Icarus's style code conditioning enables at inference time:

• Placement and luminance adjustment of the sun and solar corona,
• Controlled generation or editing of cloud formations (transfer, removal, addition),
• Weighted mixing of style features for artistic manipulation of sky appearance.

  Figure 2: Icarus can transfer solar illumination between source and target skies, allowing user-guided de-obfuscation and accentuation of the solar region.

  

  Figure 6: Icarus supports high-degree user control in editing cloud formations, transferring or removing weather features between exemplars while preserving naturalness.

Results

Quantitative evaluation on the Laval HDR Sky database demonstrates that the Icarus model outperforms the state-of-the-art AllSky and other GAN-based models in both visual fidelity (FID, MiFID, HDR-VDP3) and illumination metrics (EV, $\oiint_I$, $PL_\Omega$). Notably, the model delivers robust performance as map resolution increases—where high-exposure class imbalance typically causes collapse in alternative architectures. Visual inspection confirms superior shadow structure, tonal accuracy, and photorealistic sky diversity across weather types.

Figure 8: A collection of high-resolution environment maps generated by Icarus, spanning diverse solar and cloud conditions, demonstrating stable rendering from sunrise to sunset.

Evaluation of fusion strategies reveals that both learned and analytic (Robertson) schemes yield visually and numerically equivalent HDR outputs, contingent on training stability and per-exposure noise mitigation.

Implications and Future Directions

The full-dynamic-range exposure-aware design of Icarus sets a new baseline for data-driven sky-modeling. By decoupling the exposure challenge from raw image synthesis and learning to bracket and reconstruct the relevant dynamic range, this method eliminates the central bottlenecks in high-fidelity IBL. Furthermore, the introduction of per-feature style code modulation generalizes controllable content generation beyond mere conditional GANs, allowing intuitive manipulation of both global illumination and fine-grained atmospheric phenomena.

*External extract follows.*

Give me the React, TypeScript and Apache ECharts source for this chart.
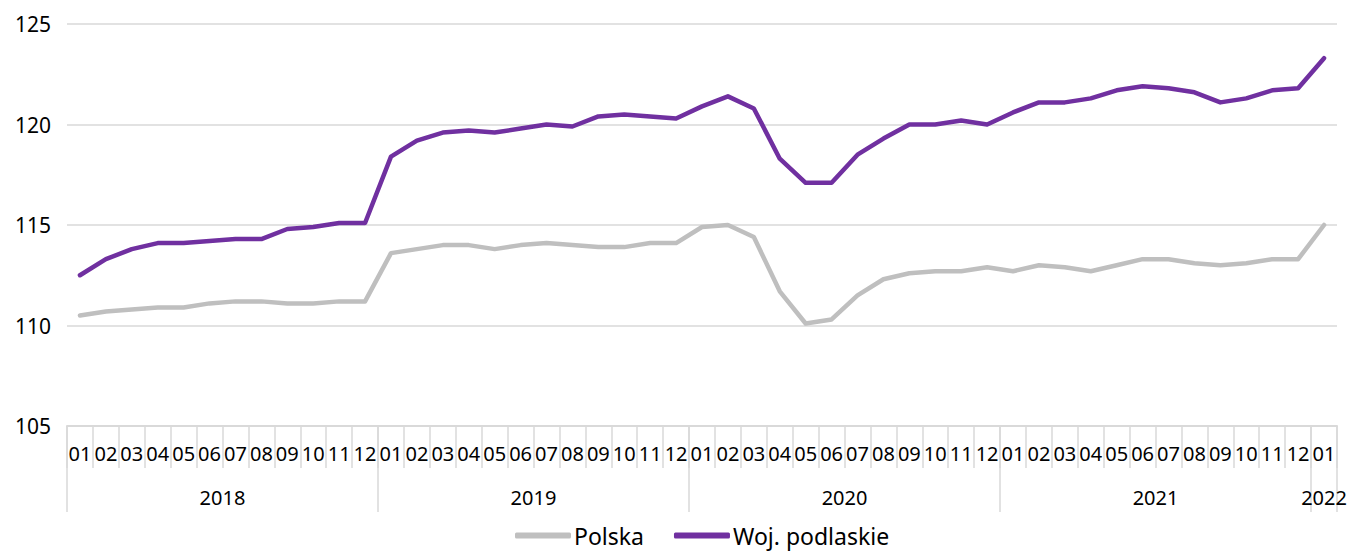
import React, { useEffect, useRef } from "react";
import * as echarts from "echarts";

const years = ["2018", "2019", "2020", "2021"];
const monthCodes = ["01", "02", "03", "04", "05", "06", "07", "08", "09", "10", "11", "12"];
const lastCategory = "2022-01";

const categories: string[] = [
  ...years.flatMap((y) => monthCodes.map((m) => `${y}-${m}`)),
  lastCategory,
];

const polska = [
  110.5, 110.7, 110.8, 110.9, 110.9, 111.1, 111.2, 111.2, 111.1, 111.1, 111.2, 111.2,
  113.6, 113.8, 114.0, 114.0, 113.8, 114.0, 114.1, 114.0, 113.9, 113.9, 114.1, 114.1,
  114.9, 115.0, 114.4, 111.7, 110.1, 110.3, 111.5, 112.3, 112.6, 112.7, 112.7, 112.9,
  112.7, 113.0, 112.9, 112.7, 113.0, 113.3, 113.3, 113.1, 113.0, 113.1, 113.3, 113.3,
  115.0,
];

const podlaskie = [
  112.5, 113.3, 113.8, 114.1, 114.1, 114.2, 114.3, 114.3, 114.8, 114.9, 115.1, 115.1,
  118.4, 119.2, 119.6, 119.7, 119.6, 119.8, 120.0, 119.9, 120.4, 120.5, 120.4, 120.3,
  120.9, 121.4, 120.8, 118.3, 117.1, 117.1, 118.5, 119.3, 120.0, 120.0, 120.2, 120.0,
  120.6, 121.1, 121.1, 121.3, 121.7, 121.9, 121.8, 121.6, 121.1, 121.3, 121.7, 121.8,
  123.3,
];

const yTicks = { min: 105, max: 125, interval: 5 };
const seriesNames = ["Polska", "Woj. podlaskie"];

const FONT = "Noto Sans";
const GRID = "#d9d9d9";

export default function App() {
  const ref = useRef<HTMLDivElement>(null);

  useEffect(() => {
    if (!ref.current) return;
    const chart = echarts.init(ref.current, null, { renderer: "svg" });
    const yearLabelIdx = (i: number) => i === categories.length - 1 || i % 12 === 6;
    chart.setOption({
      animation: false,
      textStyle: { fontFamily: FONT },
      grid: { left: 67, right: 13, top: 24, bottom: 125 },
      legend: {
        top: 519,
        left: 510,
        itemWidth: 56,
        itemHeight: 6,
        itemGap: 30,
        icon: "roundRect",
        textStyle: { fontSize: 23, color: "#000", fontFamily: FONT, padding: [0, 0, 0, -2] },
        data: seriesNames,
      },
      xAxis: [
        {
          type: "category",
          data: categories,
          boundaryGap: true,
          position: "bottom",
          axisLine: { show: true, lineStyle: { color: GRID, width: 2 } },
          axisTick: { show: true, interval: 0, length: 42, lineStyle: { color: GRID, width: 1.5 } },
          axisLabel: {
            interval: 0,
            margin: 17,
            fontSize: 20,
            color: "#000",
            fontFamily: FONT,
            formatter: (v: string) => v.slice(5),
          },
        },
        {
          type: "category",
          data: categories,
          boundaryGap: true,
          position: "bottom",
          axisLine: { show: false },
          axisTick: {
            show: true,
            interval: (i: number) => i % 12 === 0,
            length: 86,
            lineStyle: { color: GRID, width: 1.5 },
          },
          axisLabel: {
            interval: (i: number) => yearLabelIdx(i),
            margin: 61,
            fontSize: 20,
            color: "#000",
            fontFamily: FONT,
            formatter: (v: string) =>
              v === lastCategory ? `{e|${v.slice(0, 4)}}` : `{m|${v.slice(0, 4)}}`,
            rich: {
              m: { fontSize: 20, fontFamily: FONT, color: "#000", padding: [0, 26, 0, 0] },
              e: { fontSize: 20, fontFamily: FONT, color: "#000" },
            },
          },
          splitLine: { show: false },
        },
      ],
      yAxis: {
        type: "value",
        min: yTicks.min,
        max: yTicks.max,
        interval: yTicks.interval,
        axisLine: { show: false },
        axisTick: { show: false },
        axisLabel: { fontSize: 21, color: "#000", margin: 16, fontFamily: FONT },
        splitLine: { lineStyle: { color: GRID, width: 1.5 } },
      },
      series: [
        {
          name: seriesNames[0],
          type: "line",
          data: polska,
          showSymbol: false,
          symbol: "none",
          itemStyle: { color: "#BFBFBF" },
          lineStyle: { color: "#BFBFBF", width: 4.5, cap: "round", join: "round" },
        },
        {
          name: seriesNames[1],
          type: "line",
          data: podlaskie,
          showSymbol: false,
          symbol: "none",
          itemStyle: { color: "#7030A0" },
          lineStyle: { color: "#7030A0", width: 4.5, cap: "round", join: "round" },
        },
      ],
    });
    return () => chart.dispose();
  }, []);

  return (
    <div
      ref={ref}
      style={{ position: "fixed", left: 0, top: 0, width: 1350, height: 551, background: "#fff" }}
    />
  );
}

On the practical side, Icarus can act as a drop-in replacement for laboriously captured FDR HDRI, offering interchangeable performance without fixed geo-temporal locality. For graphics and vision applications demanding precise illumination—augmented reality, VFX compositing, daylighting simulation—the method enables dynamic, photorealistic, and editable sky-maps.

The main theoretical implication is that the deep generative modeling of globally high-dynamic-range data benefits from bracketed decomposition and synchronous multiscale representation learning; similar methodology may be relevant to other domains (multi-exposure imaging, astronomy, scientific visualization) where capturing and synthesizing rare, high-intensity phenomena is critical.

Icarus is constrained by the limitations of available FDR datasets—primarily limited in geo-temporal diversity and occasionally artifacted (ghosting). As generative pipelines evolve, acquisition of richer, artifact-corrected FDR sky datasets will be essential to scaling diversity and resolution.

Figure 10: Weighted mixing of style features enables user modulation of solar and cloud properties, supporting both realistic and highly stylized environment maps.

Conclusion

The Icarus architecture as introduced in "Full Dynamic Range Sky-Modelling For Image Based Lighting" (2603.05758) represents a substantial advance in all-weather, exposure-faithful sky-modeling using DNNs. By leveraging LDR exposure bracketing, exposure-decay training, and multi-pathway discriminative learning, Icarus achieves unprecedented fidelity, robust illumination, and fine-grained, user-controlled editability of environment maps for photorealistic IBL. Anticipated future developments include expansion to richer datasets, more granular style code disentanglement, and extension to other high-dynamic-range generative imaging domains.